The remedy which is proposed in this bill has already been tried and found successful in various States of the Union and in other parts of the English-speaking world. It is known as the minimum wage system because it provides a method for setting wages which are not too low for subsistence and below which wages may not fall. It lays down the general principle that a competent worker must have enough food, clothing, and shelter and the other essentials to keep life going. Without these essentials, the workers' efficiency as well as their personal welfare must inevitably suffer and decline. with resulting injury also to the community of which they form so large a part.

This bill creates a permanent wage board, which in turn is to appoint a subordinate wage board for each occupation. These boards are to consist of representatives of employers, employees, and the public. After careful study of the cost of living and after public hearings, minimum wage rates are to be set for women and minors in each occupation, sufficient to meet the necessities of life, to maintain lealth and efficiency. Following the successful operation of the minimum wage system in England where it has been in effect 8 years and in Australia where it has been in effect 25 years, the first American minimum wage law was enacted in Massachusetts in 1912. This has been followed by similar legislation in 11 other States Arizona, Arkansas, California, Colorado, Kansas, Massachusetts, Minnesota, Nebraska, Oregon, Utah, Washington, and Wisconsin. Minimum-wage legislation is no longer in an experimental stage. It has proved practicable.

The chairman of the Massachusetts Minimum Wage Commission testified that during the past five years the commission has established wage boards

in the industries of brush making, corset making, candy making, laundries, retail stores, in paper boxes, women's clothing (cloaks, suits, shirts, dresses, and waists), men's clothing and raincoats and outer farments, men's furnishings (practically everything from collar buttons to shoe strings), women's muslins and white goods; and in the manufacture of millinery, and also to deal with office women and charwomen, and similar classes of workers.
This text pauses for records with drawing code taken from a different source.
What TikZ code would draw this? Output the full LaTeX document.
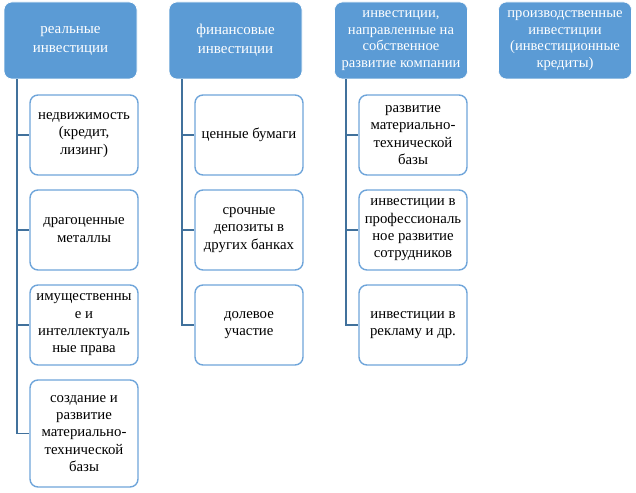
\documentclass[tikz,border=0pt]{standalone}
\usepackage{fontspec}
\setmainfont{Liberation Serif}
\begin{document}
\begin{tikzpicture}[x=1pt,y=-1pt,
  head/.style={draw=white,line width=0.6pt,fill=hblue,rounded corners=8pt,text=white,align=center,
     minimum width=133pt,minimum height=77pt,inner sep=2pt,font=\fontsize{15}{19}\selectfont},
  headsmall/.style={head,font=\fontsize{14.6}{16.7}\selectfont},
  child/.style={draw=cblue,line width=1.4pt,fill=white,rounded corners=8pt,text=black,align=center,
     minimum width=108pt,minimum height=80pt,inner sep=1pt,font=\fontsize{14.8}{17.3}\selectfont},
  conn/.style={draw=lblue,line width=1.8pt}]
\definecolor{hblue}{HTML}{5B9BD5}
\definecolor{cblue}{HTML}{6FA5DA}
\definecolor{lblue}{HTML}{41719C}
\useasboundingbox (0,0) rectangle (636,492);
% headers
\node[head] (h1) at (70.5,40.5) {реальные\\инвестиции};
\node[head] (h2) at (235.5,40.5) {финансовые\\инвестиции};
\node[headsmall] (h3) at (401,40.5) {инвестиции,\\направленные на\\собственное\\развитие компании};
\node[headsmall] (h4) at (565,40.5) {производственные\\инвестиции\\(инвестиционные\\кредиты)};
% column 1
\node[child] (c11) at (84,135) {недвижимость\\(кредит,\\лизинг)};
\node[child] (c12) at (84,230) {драгоценные\\металлы};
\node[child] (c13) at (84,325) {имущественны\\е и\\интеллектуаль\\ные права};
\node[child,minimum height=107pt] (c14) at (84,433.5) {создание и\\развитие\\материально-\\технической\\базы};
% column 2
\node[child] (c21) at (249,135) {ценные бумаги};
\node[child] (c22) at (249,230) {срочные\\депозиты в\\других банках};
\node[child] (c23) at (249,325) {долевое\\участие};
% column 3
\node[child] (c31) at (413,135) {развитие\\материально-\\технической\\базы};
\node[child] (c32) at (413,230) {инвестиции в\\профессиональ\\ное развитие\\сотрудников};
\node[child] (c33) at (413,325) {инвестиции в\\рекламу и др.};
% connectors
\coordinate (t1) at ([xshift=13pt]h1.south west);
\coordinate (t2) at ([xshift=13pt]h2.south west);
\coordinate (t3) at ([xshift=12pt]h3.south west);
\foreach \c in {c11,c12,c13,c14} \draw[conn] (t1) |- (\c.west);
\foreach \c in {c21,c22,c23} \draw[conn] (t2) |- (\c.west);
\foreach \c in {c31,c32,c33} \draw[conn] (t3) |- (\c.west);
\end{tikzpicture}
\end{document}
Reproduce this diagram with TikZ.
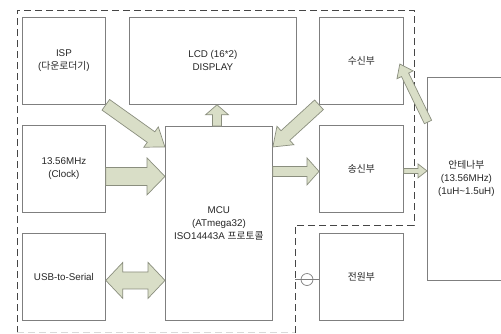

In the first industry regulated it was found after investigation that there was a remarkable increase in the actual earnings of the women. Ruinously low earnings no longer were paid and the proportion of women employed at wages higher than the prescribed minimum had

doubled. This corroborates experience in England and Australia, disproving the fear that the minimum-wage will become the maximum. Moreover, these results were accomplished without injuring business, because during the two years covered by the investigation of the Massachusetts commission, during which the minimum rates had been in operation, "the total number of brush establishments in Massachusetts had increased, the total capital invested in the industry had increased, the total value of the material used in the industry had increased, and the total value of the product had increased."

Similarly, after a year's operation of minimum rates for women employed in department stores, the Massachusetts commission investigated the results. They found that

These increases ranged all the way from 50 cents to $4.50 a week, and altogether caused an addition to the weekly pay roll for women and girls employed in retail stores amounting to more than $6,000 in the 208 establishments from which this information was obtained,

and the commission found further that

these good results have apparently been accomplished without imposing any undue financial burden upon the retail stores. The acceptance of the minimum wage required a general readjustment of rates in many stores, and in some of these the process of readjustment entailed a change of occupation on the part of a relatively small number of women. In most cases, however, where it was possible to identify and trace these women it was found that they were better off financially as a result of their change of occupation.

LEGAL QUESTIONS INVOLVED.

The provisions of the present bill have been modeled on the law of Oregon where a commission has also set rates for women employed in various occupations. The Oregon law is taken as a model because it has successfully met the test of the courts-both of the State of Oregon and of the Supreme Court of the United States and has been upheld as a proper exercise of the police powers of the state, to preserve public health and welfare. (243 U. S. 629, April, 1918.) Since that time the Supreme Courts of both Arkansas and Minnesota have upheld similar statutes.

Prof. Felix Frankfurter of the Harvard Law School, who appeared for the State of Oregon in defense of this act before the Supreme Court of the United States, pointed out at the public hearing on the Keating bill, that it met the test of constitutionality just as the Oregon statute did. The exclusive responsibility rests with Congress for protecting the life, health, and morals of women and children in ndustry in the District of Columbia. Modern industrial conditions and the increasing employment of women have created new and difficult problems and it is to assist in solving such problems that this legislation is directed. It is not only an exercise of the police power to safeguard health and morals; it is, further, a positive measure of constructive value, to encourage and strengthen the most valuable of our national resources-the human resources of the State and Nation.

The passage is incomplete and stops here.